Agreement on the 2007-2013 spending round is imperative by the end of Luxembourg's turn in the EU presidency in June if the bloc wants to proceed with its long-term plans, Juncker said.
"If we don't arrive at an accord on the outlines by June 2005, it will be impossible to enact the programs which should be available on January 1, 2007," he told a news conference detailing his plans for the next six months.
Juncker said time was needed between next June and the start of 2007 to enact legislation for ambitious infrastructure projects and subsidies for the bloc's newest and relatively poorer members. Luxembourg plans to begin budget negotiations on Jan. 31 at a meeting of EU foreign ministers, according to Foreign Minister Jean Asselborn.
Spending caps
The six biggest net contributors to the EU budget -- Austria, Britain, France, Germany, the Netherlands and Sweden -- have called for the 2007-2013 budget to absorb no more than 1.0 percent of the EU's gross national income (GNI).
But the EU's executive commission wants the level raised to 1.14 percent of GNI, arguing that the bloc needs to put its money where its mouth is if it wants to achieve its long-term goals.
"I believe there is no possibility of having a unanimous agreement based on the proposal for a cap at 1.0 percent," Juncker said. "I think that the compromise to be found will lie between the proposal of the six countries and the proposals of the commission. We have six months to resolve this problem," he said.
If there is no deal by June, many fear that the next EU presidency under Britain will be unable to agree the spending round in time given London's fierce defense of its own financial interests in the bloc.
European Commission chief Jose Barroso urged the bloc's members to clinch a deal during the next six months.

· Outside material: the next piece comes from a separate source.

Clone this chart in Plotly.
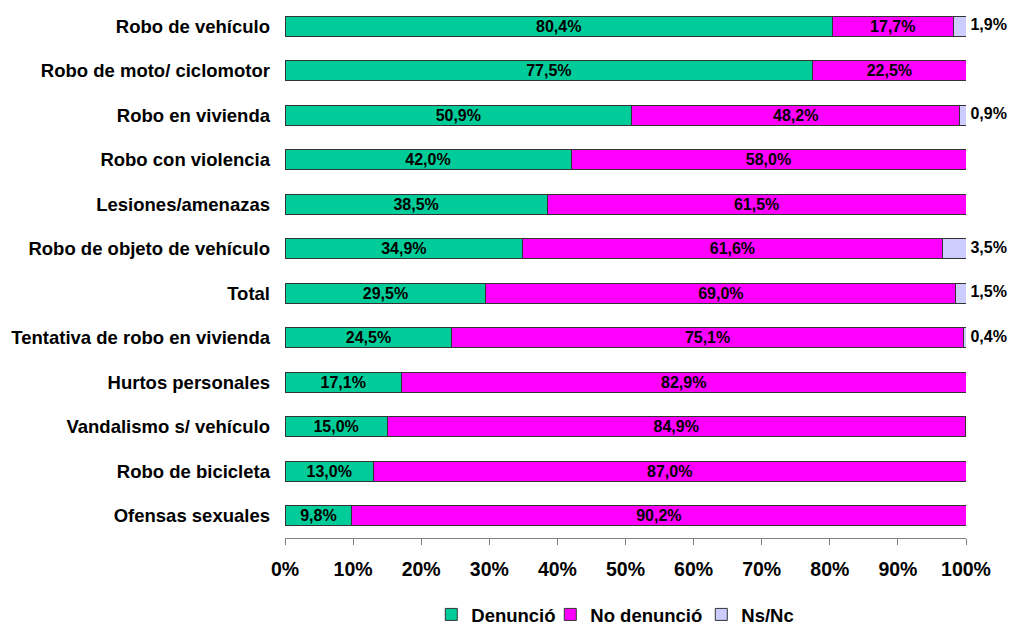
import plotly.graph_objects as go

categories = ["Robo de vehículo", "Robo de moto/ ciclomotor", "Robo en vivienda",
              "Robo con violencia", "Lesiones/amenazas", "Robo de objeto de vehículo",
              "Total", "Tentativa de robo en vivienda", "Hurtos personales",
              "Vandalismo s/ vehículo", "Robo de bicicleta", "Ofensas sexuales"]
denuncio = [80.4, 77.5, 50.9, 42.0, 38.5, 34.9, 29.5, 24.5, 17.1, 15.0, 13.0, 9.8]
no_denuncio = [17.7, 22.5, 48.2, 58.0, 61.5, 61.6, 69.0, 75.1, 82.9, 84.9, 87.0, 90.2]
nsnc = [1.9, 0.0, 0.9, 0.0, 0.0, 3.5, 1.5, 0.4, 0.0, 0.0, 0.0, 0.0]
tick_vals = [0, 10, 20, 30, 40, 50, 60, 70, 80, 90, 100]
tick_text = [f"{v}%" for v in tick_vals]


def fmt(v):
    return f"{v:.1f}%".replace(".", ",") if v > 0 else ""


FONT = "Liberation Sans"
series = [
    ("Denunció", denuncio, "#00CC99", True, 74),
    ("No denunció", no_denuncio, "#FF00FF", True, 106),
    ("Ns/Nc", nsnc, "#CCCCFF", False, 53),
]

fig = go.Figure()
for name, vals, color, labelled, lw in series:
    fig.add_trace(go.Bar(
        y=categories, x=vals, name=name, orientation="h",
        marker=dict(color=color, line=dict(color="#333333", width=1)),
        text=[fmt(v) for v in vals] if labelled else None,
        textposition="inside" if labelled else "none",
        insidetextanchor="middle", constraintext="none",
        textfont=dict(family=FONT, size=16, color="black", weight="bold"),
        cliponaxis=False, legendwidth=lw,
    ))

# Ns/Nc labels placed at the end of each stacked bar
ends = [round(d + n + s, 1) for d, n, s in zip(denuncio, no_denuncio, nsnc)]
fig.add_trace(go.Scatter(
    y=categories, x=ends, mode="text", text=[" " + fmt(v) for v in nsnc],
    textposition="middle right", showlegend=False, hoverinfo="skip",
    textfont=dict(family=FONT, size=16, color="black", weight="bold"),
    cliponaxis=False,
))

fig.update_layout(
    barmode="stack", bargap=0.55,
    width=1014, height=625,
    margin=dict(l=285, r=48, t=4, b=87, autoexpand=False),
    plot_bgcolor="white", paper_bgcolor="white",
    font=dict(family=FONT, color="black"),
    showlegend=True,
    legend=dict(orientation="h", x=0.485, xanchor="center", xref="paper",
                y=-0.144, yanchor="middle",
                font=dict(family=FONT, size=18.5, color="black", weight="bold"),
                itemwidth=30, traceorder="normal"),
)
fig.update_xaxes(range=[0, 100], tickvals=tick_vals, ticktext=tick_text,
                 showgrid=False, zeroline=False,
                 showline=True, linecolor="#808080", linewidth=1,
                 ticks="outside", ticklen=6, tickcolor="#808080",
                 ticklabelstandoff=8,
                 tickfont=dict(family=FONT, size=19.5, color="black", weight="bold"))
fig.update_yaxes(categoryorder="array", categoryarray=categories,
                 range=[len(categories) - 0.5, -0.5],
                 showgrid=False, showline=False,
                 ticks="", ticklabelstandoff=14,
                 tickfont=dict(family=FONT, size=18.5, color="black", weight="bold"))

fig.write_html("out.html", post_script="document.body.style.margin='0';",
               config={"displayModeBar": False})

Otherwise, he warned, key EU objectives and policies could be in danger.
Stability pact reform
Another economic debate that will come to a head under Juncker's presidency is reform of the stability pact, which was left in tatters by the EU's failure to punish France and Germany for repeatedly breaching its deficit rule.

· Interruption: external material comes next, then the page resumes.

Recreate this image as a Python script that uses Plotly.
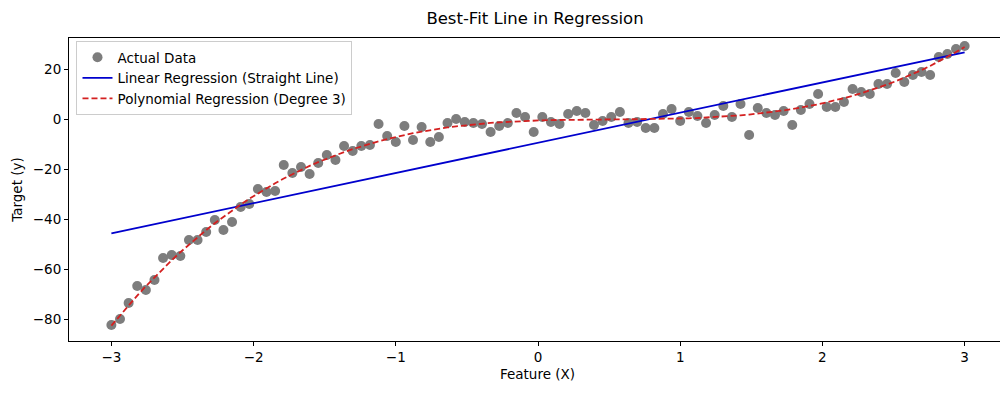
import numpy as np
import plotly.graph_objects as go

x_values = np.linspace(-3, 3, 100)
y_values = [
    -82.4, -80.0, -73.6, -66.8, -68.4, -64.4, -55.6, -54.4, -54.8, -48.4,
    -48.4, -45.2, -40.4, -44.4, -41.2, -35.2, -34.0, -28.0, -29.2, -28.8,
    -18.4, -21.6, -19.2, -22.0, -17.6, -14.4, -16.4, -10.8, -12.8, -10.8,
    -10.4, -2.0, -6.8, -9.2, -2.8, -8.4, -3.2, -9.2, -7.2, -1.6,
    0.0, -1.2, -1.6, -2.0, -5.2, -2.8, -1.6, 2.4, 0.8, -5.2,
    0.8, -1.2, -2.0, 2.0, 3.2, 2.4, -2.4, -0.8, 0.8, 2.8,
    -1.6, -1.2, -3.6, -3.6, 2.0, 4.0, -0.8, 2.8, 1.2, -1.6,
    1.6, 5.2, 0.8, 6.0, -6.4, 4.4, 2.4, 1.6, 3.2, -2.4,
    3.6, 6.0, 10.0, 4.8, 4.8, 6.8, 12.0, 10.8, 10.0, 14.0,
    14.0, 18.4, 14.8, 17.6, 18.8, 17.6, 24.8, 26.0, 28.0, 29.2,
]
x_ticks = [-3, -2, -1, 0, 1, 2, 3]
y_ticks = [-80, -60, -40, -20, 0, 20]

y_arr = np.array(y_values)
lin = np.polyval(np.polyfit(x_values, y_arr, 1), x_values)
poly = np.polyval(np.polyfit(x_values, y_arr, 3), x_values)

fig = go.Figure()
fig.add_trace(go.Scatter(x=x_values, y=y_values, mode="markers", name="Actual Data",
                         marker=dict(color="rgb(125,125,125)", size=10, line=dict(width=0))))
fig.add_trace(go.Scatter(x=x_values, y=lin, mode="lines", name="Linear Regression (Straight Line)",
                         line=dict(color="#0000cd", width=1.8)))
fig.add_trace(go.Scatter(x=x_values, y=poly, mode="lines", name="Polynomial Regression (Degree 3)",
                         line=dict(color="#d42020", width=1.8, dash="6px,3px")))

axis_common = dict(showgrid=False, zeroline=False, showline=True, linecolor="black", linewidth=1,
                   mirror=True, ticks="outside", ticklen=4, tickcolor="black",
                   tickfont=dict(size=13.5, color="black"))
fig.update_layout(
    width=1000, height=385,
    margin=dict(l=61, r=2, t=30, b=52),
    plot_bgcolor="white", paper_bgcolor="white",
    font=dict(family="DejaVu Sans", color="black", size=13.5),
    title=dict(text="Best-Fit Line in Regression", x=0.527, xanchor="center", y=0.974, yanchor="middle",
               font=dict(size=16.5)),
    xaxis=dict(range=[-3.298, 3.291], tickvals=x_ticks, ticktext=["−3", "−2", "−1", "0", "1", "2", "3"],
               title=dict(text="Feature (X)", font=dict(size=13.5), standoff=5), **axis_common),
    yaxis=dict(range=[-88.8, 32.4], tickvals=y_ticks, ticktext=["−80", "−60", "−40", "−20", "0", "20"],
               title=dict(text="Target (y)", font=dict(size=13.5), standoff=7), **axis_common),
    legend=dict(x=0.008, y=0.99, xanchor="left", yanchor="top", bgcolor="rgba(255,255,255,0.8)",
                bordercolor="#cccccc", borderwidth=1, font=dict(size=13.5), tracegroupgap=0,
                itemwidth=30),
    showlegend=True,
)

fig.write_html("out.html")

Infamously dubbed once by former European Commission chief Romano Prodi as "stupid," the pact will become more supple to deal with countries battling to fix their finances in a downturn, Juncker said.
"The pact is not stupid, but it will be rendered more intelligent," he said after holding talks with his Belgian counterpart, Guy Verhofstadt.
"That means that its preventive aspects will be reinforced," Juncker said, pointing to expected reforms that will require euro-zone countries to work harder on bringing down their deficits when economic times are good.
Reforms to the pact are expected to be adopted at an EU summit in March chaired by Juncker, who from Jan. 1 will also assume the semi-permanent helm of the euro zone, leading him inevitably to be dubbed "Mr Euro."